How you can survive your stay at a quarantine hotel
With many destinations enforcing a mandatory quarantine on arrival, travellers have no choice but to be stuck in their hotel room with nowhere to go.
The quarantine period can take anything from 10 days to two weeks.
According to Professor Ian Hickie from the University of Sydney's Brain and Mind Centre, surviving quarantine is not for the faint of heart.
Speaking to CNN Travel, Hickie advised travellers to do something purposeful for at least 6 hours a day.
He said that "engaging in complex activities", which include work activities, helps with the 24 hour day.
"If you've actually exhausted yourself mentally, as well as physically, it will help you sleep," he said.

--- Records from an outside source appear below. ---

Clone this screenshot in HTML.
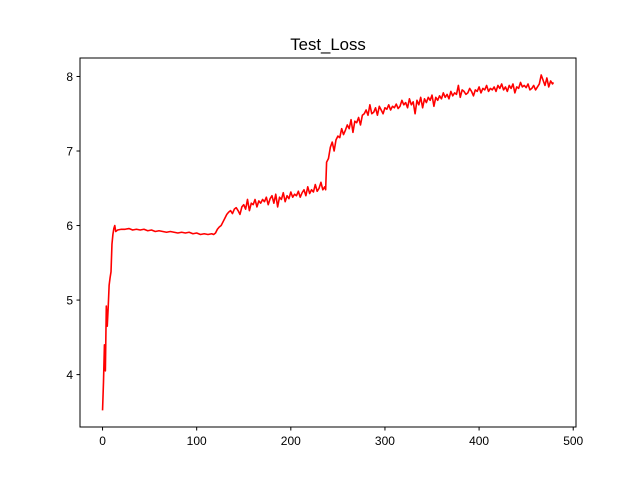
<!DOCTYPE html>
<html><head><meta charset="utf-8"><style>
body{margin:0;background:#fff;}
svg{display:block;font-family:"Liberation Sans","DejaVu Sans",sans-serif;}
</style></head><body>
<svg id="chart" width="640" height="480">
<rect width="640" height="480" fill="#fff"/>
<text x="328" y="50" font-size="16.8" text-anchor="middle">Test_Loss</text>
<g id="plot"></g>
<rect x="80" y="58" width="496" height="369" fill="none" stroke="#000" stroke-width="1"/>
<g id="axes"></g>
</svg>
<script>
const epochs = [0,1,2,3,4,5,6,7,8,9,10,11,12,13,14,16,20,24,28,32,36,40,44,48,52,56,60,64,68,72,76,80,84,88,92,96,100,104,108,112,116,118,120,122,124,126,128,130,132,134,136,138,140,142,144,146,148,150,152,154,156,158,160,162,164,166,168,170,172,174,176,178,180,182,184,186,188,190,192,194,196,198,200,202,204,206,208,210,212,214,216,218,220,222,224,226,228,230,232,234,236,237,238,240,242,244,246,248,250,252,254,256,258,260,262,264,266,268,270,272,274,276,278,280,282,284,286,288,290,292,294,296,298,300,302,304,306,308,310,312,314,316,318,320,322,324,326,328,330,332,334,336,338,340,342,344,346,348,350,352,354,356,358,360,362,364,366,368,370,372,374,376,378,380,382,384,386,388,390,392,394,396,398,400,402,404,406,408,410,412,414,416,418,420,422,424,426,428,430,432,434,436,438,440,442,444,446,448,450,452,454,456,458,460,462,464,466,468,470,472,474,476,478,479];
const losses = [3.52,3.9,4.4,4.05,4.92,4.65,4.9,5.2,5.3,5.38,5.75,5.88,5.96,6.0,5.92,5.94,5.95,5.95,5.96,5.94,5.95,5.94,5.95,5.93,5.94,5.92,5.93,5.92,5.91,5.92,5.91,5.9,5.91,5.9,5.91,5.89,5.9,5.88,5.89,5.88,5.89,5.88,5.9,5.95,5.98,6.0,6.05,6.1,6.15,6.18,6.2,6.16,6.22,6.24,6.2,6.15,6.25,6.28,6.22,6.35,6.2,6.3,6.28,6.35,6.25,6.33,6.3,6.35,6.32,6.38,6.28,6.36,6.4,6.3,6.42,6.25,6.38,6.35,6.44,6.32,6.4,6.36,6.45,6.38,6.42,6.4,6.46,6.38,6.44,6.48,6.4,6.52,6.43,6.48,6.45,6.55,6.46,6.5,6.58,6.48,6.52,6.48,6.85,6.9,7.05,7.12,7.0,7.15,7.2,7.18,7.3,7.22,7.28,7.35,7.3,7.42,7.25,7.4,7.38,7.45,7.35,7.48,7.5,7.55,7.48,7.62,7.5,7.52,7.58,7.48,7.6,7.55,7.5,7.58,7.56,7.62,7.55,7.6,7.58,7.63,7.57,7.6,7.68,7.62,7.65,7.58,7.7,7.62,7.66,7.5,7.68,7.62,7.72,7.58,7.7,7.65,7.72,7.68,7.75,7.6,7.72,7.68,7.74,7.7,7.78,7.72,7.76,7.7,7.8,7.74,7.78,7.76,7.88,7.72,7.82,7.8,7.76,7.78,7.84,7.8,7.74,7.82,7.8,7.86,7.78,7.84,7.82,7.88,7.8,7.84,7.82,7.86,7.8,7.88,7.84,7.9,7.82,7.86,7.8,7.88,7.84,7.9,7.78,7.86,7.84,7.92,7.86,7.88,7.85,7.9,7.82,7.84,7.88,7.82,7.86,7.9,8.02,7.95,7.88,7.98,7.86,7.94,7.9,7.92];
const xTicks = [0,100,200,300,400,500];
const yTicks = [4,5,6,7,8];

const xMin=-23.95, xMax=502.95, yMin=3.297, yMax=8.248;
const L=80,R=576,T=58,B=427;
const sx=v=>L+(v-xMin)/(xMax-xMin)*(R-L);
const sy=v=>B-(v-yMin)/(yMax-yMin)*(B-T);
const NS="http://www.w3.org/2000/svg";
const plot=document.getElementById('plot'), axes=document.getElementById('axes');
const n=Math.min(epochs.length,losses.length);
let d=epochs.slice(0,n).map((e,i)=>(i?'L':'M')+sx(e).toFixed(2)+','+sy(losses[i]).toFixed(2)).join(' ');
const p=document.createElementNS(NS,'path');
p.setAttribute('d',d);p.setAttribute('fill','none');p.setAttribute('stroke','#ff0000');p.setAttribute('stroke-width','1.6');p.setAttribute('stroke-linejoin','round');


plot.appendChild(p);
xTicks.forEach(t=>{
  const x=sx(t);
  const l=document.createElementNS(NS,'line');
  l.setAttribute('x1',x);l.setAttribute('x2',x);l.setAttribute('y1',B);l.setAttribute('y2',B+3.5);l.setAttribute('stroke','#000');
  
  
  axes.appendChild(l);
  const tx=document.createElementNS(NS,'text');
  tx.setAttribute('x',x);tx.setAttribute('y',B+18);tx.setAttribute('font-size','12');tx.setAttribute('text-anchor','middle');tx.textContent=t;
  
  
  axes.appendChild(tx);
});
yTicks.forEach(t=>{
  const y=sy(t);
  const l=document.createElementNS(NS,'line');
  l.setAttribute('x1',L-3.5);l.setAttribute('x2',L);l.setAttribute('y1',y);l.setAttribute('y2',y);l.setAttribute('stroke','#000');
  
  
  axes.appendChild(l);
  const tx=document.createElementNS(NS,'text');
  tx.setAttribute('x',L-7);tx.setAttribute('y',y+4.5);tx.setAttribute('font-size','12');tx.setAttribute('text-anchor','end');tx.textContent=t;
  
  
  axes.appendChild(tx);
});
</script>
</body></html>
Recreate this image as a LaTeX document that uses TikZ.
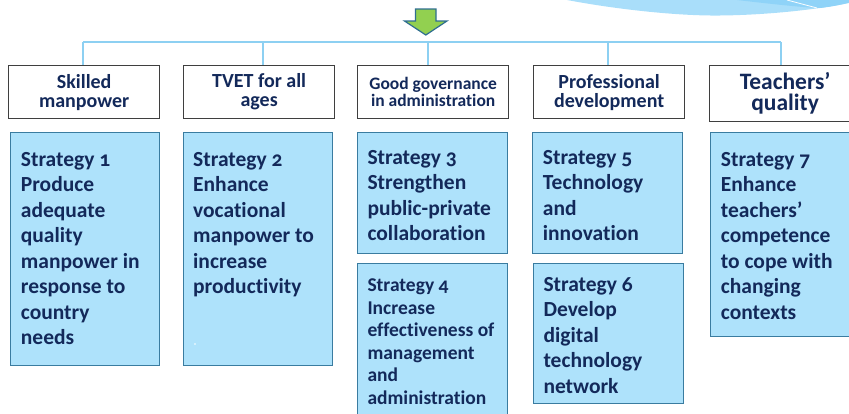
\documentclass[tikz,border=0pt]{standalone}
\usepackage{fontspec}
\setmainfont{Carlito}[Numbers=OldStyle, Ligatures=NoCommon]
\definecolor{navy}{HTML}{13295A}
\definecolor{sfill}{HTML}{AEE2FB}
\definecolor{sborder}{HTML}{3A7CA0}
\definecolor{hborder}{HTML}{3F3F3F}
\definecolor{conn}{HTML}{8DD0F2}
\definecolor{agreen}{HTML}{92D050}
\definecolor{aedge}{HTML}{2F6E90}
\definecolor{swA}{HTML}{A9DEFA}
\definecolor{swB}{HTML}{8FD3F8}
\tikzset{
  hbox/.style={draw=hborder, line width=1.3pt, fill=white, anchor=north west, minimum width=151pt, minimum height=53pt, inner sep=0pt, align=center, text=navy, font=\bfseries},
  sbox/.style={draw=sborder, line width=1.3pt, fill=sfill, anchor=north west, inner sep=0pt},
  stext/.style={anchor=north west, inner sep=0pt, align=left, text=navy, font=\fontsize{21.5}{25.5}\selectfont\bfseries},
  stextsm/.style={anchor=north west, inner sep=0pt, align=left, text=navy, font=\fontsize{19.5}{22.5}\selectfont\bfseries},
  connline/.style={draw=conn, line width=1.3pt}
}
\begin{document}
\begin{tikzpicture}[x=1pt,y=-1pt]
\useasboundingbox (0,0) rectangle (849,413);
\begin{scope}
\clip (0,0) rectangle (849,413);
% swoosh
\fill[swA] (567,0) .. controls (620,10) and (680,16) .. (720,15.5) .. controls (770,15) and (820,9) .. (849,3) -- (849,0) -- cycle;
\fill[swB] (737,0) .. controls (780,5) and (810,8) .. (820,8) .. controls (830,7) and (845,4) .. (849,2.5) -- (849,0) -- cycle;
\draw[white, line width=0.8pt] (787,0) -- (817,8);
% green arrow
\filldraw[fill=agreen, draw=aedge, line width=1.2pt] (415.5,9) -- (436,9) -- (436,21) -- (447,21) -- (425.8,35) -- (404.5,21) -- (415.5,21) -- cycle;
% header boxes
\node[hbox, font=\fontsize{20}{19}\selectfont\bfseries] (h1) at (8,65) {Skilled\\manpower};
\node[hbox, font=\fontsize{20}{19}\selectfont\bfseries] (h2) at (183,65) {TVET for all\\ages};
\node[hbox, font=\fontsize{17.5}{16.5}\selectfont\bfseries] (h3) at (357,65) {Good governance\\in administration};
\node[hbox, font=\fontsize{20}{19}\selectfont\bfseries] (h4) at (533,65) {Professional\\development};
\node[hbox, minimum height=56pt, font=\fontsize{23.5}{21}\selectfont\bfseries] (h5) at (709,65) {Teachers’\\quality};
% connectors
\coordinate (top) at (428,42);
\coordinate (j1) at (83,42);
\coordinate (j2) at (263,42);
\coordinate (j4) at (608,42);
\coordinate (j5) at (781,42);
\draw[connline] (j1) -- (j5);
\draw[connline] (j1) -- (j1 |- h1.north);
\draw[connline] (j2) -- (j2 |- h2.north);
\draw[connline] (top) -- (top |- h3.north);
\draw[connline] (j4) -- (j4 |- h4.north);
\draw[connline] (j5) -- (j5 |- h5.north);
% strategy boxes
\node[sbox, minimum width=149pt, minimum height=233pt] (s1) at (10,132) {};
\node[sbox, minimum width=149pt, minimum height=233pt] (s2) at (183,132) {};
\node[sbox, minimum width=150pt, minimum height=121pt] (s3) at (357,132) {};
\node[sbox, minimum width=150pt, minimum height=160pt] (s4) at (357,263) {};
\node[sbox, minimum width=150pt, minimum height=121pt] (s5) at (532,132) {};
\node[sbox, minimum width=150pt, minimum height=140pt] (s6) at (533,263) {};
\node[sbox, minimum width=151pt, minimum height=204pt] (s7) at (710,132) {};
\node[stext] (t1) at ([xshift=10.7pt,yshift=-20pt]s1.north west) {Strategy 1\\Produce\\adequate\\quality\\manpower in\\response to\\country\\needs};
\node[stext] (t2) at ([xshift=10pt,yshift=-20pt]s2.north west) {Strategy 2\\Enhance\\vocational\\manpower to\\increase\\productivity};
\fill[white] (195,344) circle (0.8pt);
\node[stext] (t3) at ([xshift=10.3pt,yshift=-18pt]s3.north west) {Strategy 3\\Strengthen\\public-private\\collaboration};
\node[stextsm] (t4) at ([xshift=10.3pt,yshift=-16pt]s4.north west) {Strategy 4\\Increase\\effectiveness of\\management\\and\\administration};
\node[stext] (t5) at ([xshift=10.7pt,yshift=-18pt]s5.north west) {Strategy 5\\Technology\\and\\innovation};
\node[stext] (t6) at ([xshift=10.3pt,yshift=-14pt]s6.north west) {Strategy 6\\Develop\\digital\\technology\\network};
\node[stext] (t7) at ([xshift=10.7pt,yshift=-20pt]s7.north west) {Strategy 7\\Enhance\\teachers’\\competence\\to cope with\\changing\\contexts};
\end{scope}
\end{tikzpicture}
\end{document}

Hickie notes that extended periods of quarantine can impact one's mental wellbeing.
"I've spoken to a number of people who've been far more challenged by it than they thought they would. They just assumed they would go in, count the days and be out the other end. Then after three or four days in a row, they start to think 'this is really challenging.'
"Those who've been in quarantine more than once came to realise how essential their daily activities are in maintaining their normal moods. When deprived of that, they suddenly become disturbed in ways they wouldn't have predicted at all," he told CNN.
It's easy for travellers to sleep late and spend most of their day in bed, especially when they cannot do anything. However, travellers should use the morning to read, reflect and watch the sunrise.
Hickie said sunlight was essential for enhancing moods and setting a regular 24-hour cycle and body clock "in terms of brain function and emotion in particular ways".
Staying fit is another factor. Plan some form of exercise, whether it's yoga, cardio or a pace around the room. There are many online tutorials that you can use to plan your workouts.
Depending on your country's quarantine rules, you can often venture within the bounds of the hotel's property.
Travellers can also stay connected to their loved ones by planning virtual games night, virtual cocktail hour or join a few webinars.
Not only does it create a sense of normalcy, but it also keeps your social life balanced. You get to see your loved ones virtually, which does wonders to enhance one's mood. Travellers should monitor their media usage and not get sucked into spending hours scouring the internet or news sites.
Depending on your quarantine days, travellers should take each day at a time. Sure, it can get overwhelming, but small steps are better than focusing on the bigger picture. Before long, you will be out and about.